I'll add that it might seem you don't need VALIDATE because you could just write instead:

spread subparse block! [some &any-word? <subinput>]

But it's worth mentioning a few reasons why VALIDATE as its own primitive is good...

It's not always as simple as adding to the end:

subparse block! ["foo" "bar" | some &any-word? <subinput>]  ; oops

You need to make sure all the alternatives have finished:

subparse block! [["foo" "bar" | some &any-word?] <subinput>]
subparse block! ["foo" "bar" | some &any-word? || <subinput>]
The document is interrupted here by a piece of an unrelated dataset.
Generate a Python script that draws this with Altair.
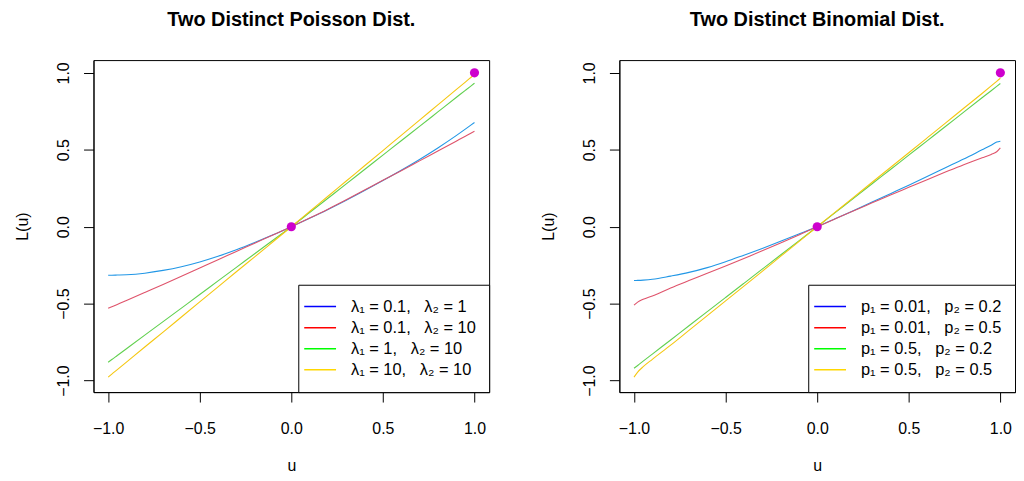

The rule may not be inline, so you could go from not needing a block at all to needing one, so you're adding a tag AND a block:

subparse block! element-rule
subparse block! [element-rule <subinput>]

But overall, it's generally just very helpful to know ahead of time that you're expecting the input you're giving back out if it matches. That aids comprehensibility, in particular if your rules are long:

x: subparse block! [[
      ...
      pages of stuff that scroll off the screen
      ...
 ] <subinput>]

A reader has much more of a clue what's going on with:

x: validate block! [
      ...
      pages of stuff that scroll off the screen
      ...
 ]

They know X can only be the block you just matched and passed to validate, or the rule fails and it the parse moves on.